5/25/2006 10:55am, #27Originally Posted by Dave Camarillo
Who do they get to referee matches? Bitter ex-Judoka that have a pathological hatred of newaza?"No. Listen to me because I know what I'm talking about here." -- Hannibal
5/25/2006 11:19am, #28Originally Posted by Garbanzo Bean
At local levels, frequently those who were good judoka go on to become club coaches, and those who, well, sucked, but somehow stuck with it for the social side and still tried to progress through "doing things for judo" instead of competition end up as referees. At least, that's how I've had it explained to me. Of course, that doesn't explain the occasional odd call in higher-level matches where the standard of refereeing is supposedly better.
It's not just ne-waza that gets shafted. One referee's yuko is another referee's ippon, and heaven help you if you attempt anything but the most clear-cut of sacrifice throws.
5/25/2006 1:39pm, #29Originally Posted by Sophist
One of the funniest bad ref moments I had was in a tournament at Texas A+M university. I had the guy in sangaku and was pinning him. He kept rolling up a bit, making me expose my front. Every time he did this the referee called toketa (holdown broken). I had him in that pin for about a minute and a half until I got pissed off enough just to roll up and armlock him (which I should've done in the first place but the pin was the higher percentage move for me).
5/30/2006 3:29pm, #30
Personally the biggest annoyance for me is the non-existent time on the ground. I have *much* better ground skills than standing - in my club there are many players who would completely obliterate me standing but i have no problem tapping. It's probably the BJJ i've done in my MMA classes. Anyway, I know when i compete that my groundwork would be the deciding factor. I had two matches at the competition, first was against a black belt (I am yellow, only been doin judo a few years and never got around to grading as i'm always at work) who threw me with a nice o-soto when i screwed up trying to break his grip. Second was a brown belt, we went back and forth for a while, he tried a tomoe-nage and i got off it, he ended up in my guard and i instinctively went for a kimura. After a second or two when it became apparent i couldn't get it as he'd locked his arms together, i started to think about attacking with something else, and the referee called matte. I probably had all of 5 seconds (and that's being generous) on the ground. In the end he got a good throw and that was me out of the competition.

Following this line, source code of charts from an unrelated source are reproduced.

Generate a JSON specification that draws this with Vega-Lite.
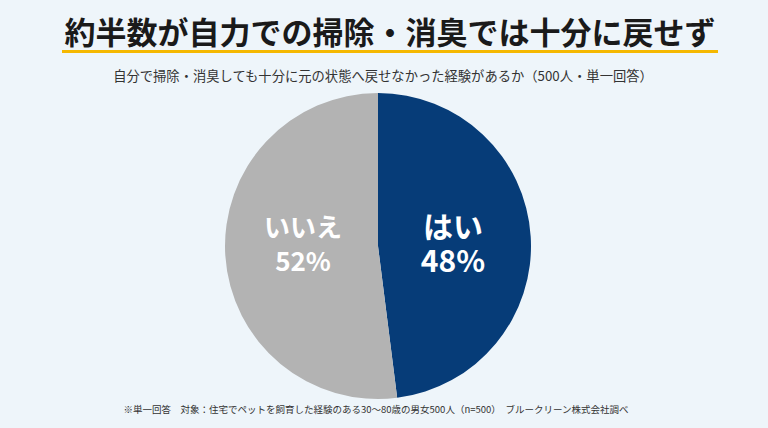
{
  "$schema": "https://vega.github.io/schema/vega-lite/v6.json",
  "background": "#eef5fa",
  "padding": {"left": 62, "top": 18, "right": 50, "bottom": 14},
  "config": {
    "font": "Noto Sans CJK JP",
    "view": {"stroke": null},
    "concat": {"spacing": 12}
  },
  "title": {
    "text": "※単一回答　対象：住宅でペットを飼育した経験のある30〜80歳の男女500人（n=500）　ブルークリーン株式会社調べ",
    "orient": "bottom",
    "anchor": "middle",
    "fontSize": 9.5,
    "fontWeight": "normal",
    "color": "#333333",
    "offset": 6,
    "dx": -14
  },
  "data": {
    "values": [
      {"answer": "はい", "value": 48, "pct": "48%", "order": 1},
      {"answer": "いいえ", "value": 52, "pct": "52%", "order": 2}
    ]
  },
  "vconcat": [
    {
      "width": 656,
      "height": 3,
      "view": {"fill": "#f5b800", "stroke": null},
      "title": {
        "text": "約半数が自力での掃除・消臭では十分に戻せず",
        "fontSize": 31,
        "fontWeight": "bold",
        "color": "#1a1a1a",
        "offset": -5
      },
      "mark": {"type": "text"},
      "encoding": {"text": {"value": ""}}
    },
    {
      "width": 632,
      "height": 306,
      "title": {
        "text": "自分で掃除・消臭しても十分に元の状態へ戻せなかった経験があるか（500人・単一回答）",
        "fontSize": 13.3,
        "fontWeight": "normal",
        "color": "#333333",
        "offset": 10,
        "dx": 5
      },
      "encoding": {
        "theta": {"field": "value", "type": "quantitative", "stack": true},
        "order": {"field": "order", "type": "quantitative"}
      },
      "layer": [
        {
          "mark": {"type": "arc", "outerRadius": 153},
          "encoding": {
            "color": {
              "field": "answer",
              "type": "nominal",
              "scale": {"domain": ["はい", "いいえ"], "range": ["#063c78", "#b3b3b3"]},
              "legend": null
            }
          }
        },
        {
          "mark": {"type": "text", "radius": 75, "thetaOffset": 0.063, "dy": -17, "fontWeight": "bold", "color": "white"},
          "encoding": {
            "text": {"field": "answer"},
            "size": {
              "field": "answer",
              "type": "nominal",
              "scale": {"domain": ["はい", "いいえ"], "range": [30, 26]},
              "legend": null
            }
          }
        },
        {
          "mark": {"type": "text", "radius": 75, "thetaOffset": 0.063, "dy": 17, "fontWeight": "bold", "color": "white"},
          "encoding": {
            "text": {"field": "pct"},
            "size": {
              "field": "answer",
              "type": "nominal",
              "scale": {"domain": ["はい", "いいえ"], "range": [30, 26]},
              "legend": null
            }
          }
        }
      ]
    }
  ]
}
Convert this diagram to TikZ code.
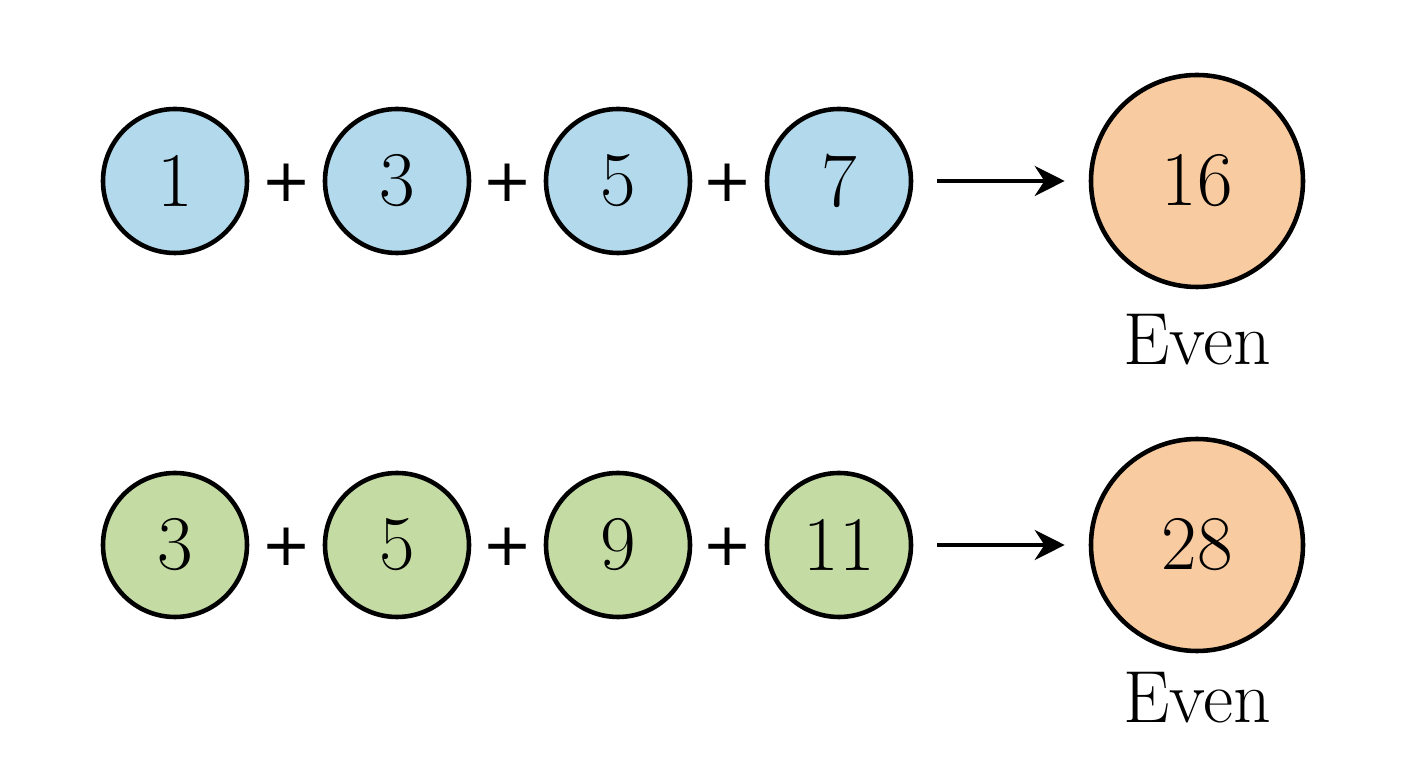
\documentclass[tikz,border=0pt]{standalone}
\usepackage{fontspec}
\usetikzlibrary{arrows.meta}

\newfontfamily\plusfont{DejaVu Sans}

\definecolor{oddblue}{HTML}{B3DAEC}
\definecolor{oddgreen}{HTML}{C4DCA4}
\definecolor{sumorange}{HTML}{F9CBA0}

\tikzset{
    term/.style={draw, circle, line width=1.3pt, minimum size=1.44cm, inner sep=0pt, font=\fontsize{22}{26}\selectfont},
    total/.style={term, minimum size=2.12cm, fill=sumorange},
    plus/.style={inner sep=0pt, font=\fontsize{17}{17}\plusfont},
    tag/.style={inner sep=0pt, font=\fontsize{21}{25}\selectfont},
    arr/.style={-{Stealth[length=0.3cm, width=0.3cm]}, line width=1.1pt, shorten <=0.24cm, shorten >=0.24cm}
}

\begin{document}
\begin{tikzpicture}
    \useasboundingbox (0,0) rectangle (14.08,7.68);

    % first row: 1 + 3 + 5 + 7
    \node[term, fill=oddblue] (a1) at (1.75,5.87) {1};
    \node[term, fill=oddblue] (a2) at (3.97,5.87) {3};
    \node[term, fill=oddblue] (a3) at (6.18,5.87) {5};
    \node[term, fill=oddblue] (a4) at (8.39,5.87) {7};
    \node[plus] (p1) at (2.87,5.85) {+};
    \node[plus] (p2) at (5.08,5.85) {+};
    \node[plus] (p3) at (7.28,5.85) {+};
    \node[total] (s1) at (11.97,5.87) {16};
    \node[tag] (e1) at (11.97,4.28) {Even};
    \draw[arr] (a4) -- (s1);

    % second row: 3 + 5 + 9 + 11
    \node[term, fill=oddgreen] (b1) at (1.75,2.23) {3};
    \node[term, fill=oddgreen] (b2) at (3.97,2.23) {5};
    \node[term, fill=oddgreen] (b3) at (6.18,2.23) {9};
    \node[term, fill=oddgreen] (b4) at (8.39,2.23) {11};
    \node[plus] (q1) at (2.87,2.21) {+};
    \node[plus] (q2) at (5.08,2.21) {+};
    \node[plus] (q3) at (7.28,2.21) {+};
    \node[total] (s2) at (11.97,2.23) {28};
    \node[tag] (e2) at (11.97,0.70) {Even};
    \draw[arr] (b4) -- (s2);
\end{tikzpicture}
\end{document}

I find it annoying because i have tapped judo brown belts before. I think even a rule where if you're not doing anything for more than 10 seconds (and a referee who understands what "not doing anything" actually is) would be of great benefit. I saw many players in that competition turtling up the second they went to the ground and just waiting for the standup. I'd like to see how good their groundwork would be if they were forced to fight on the ground.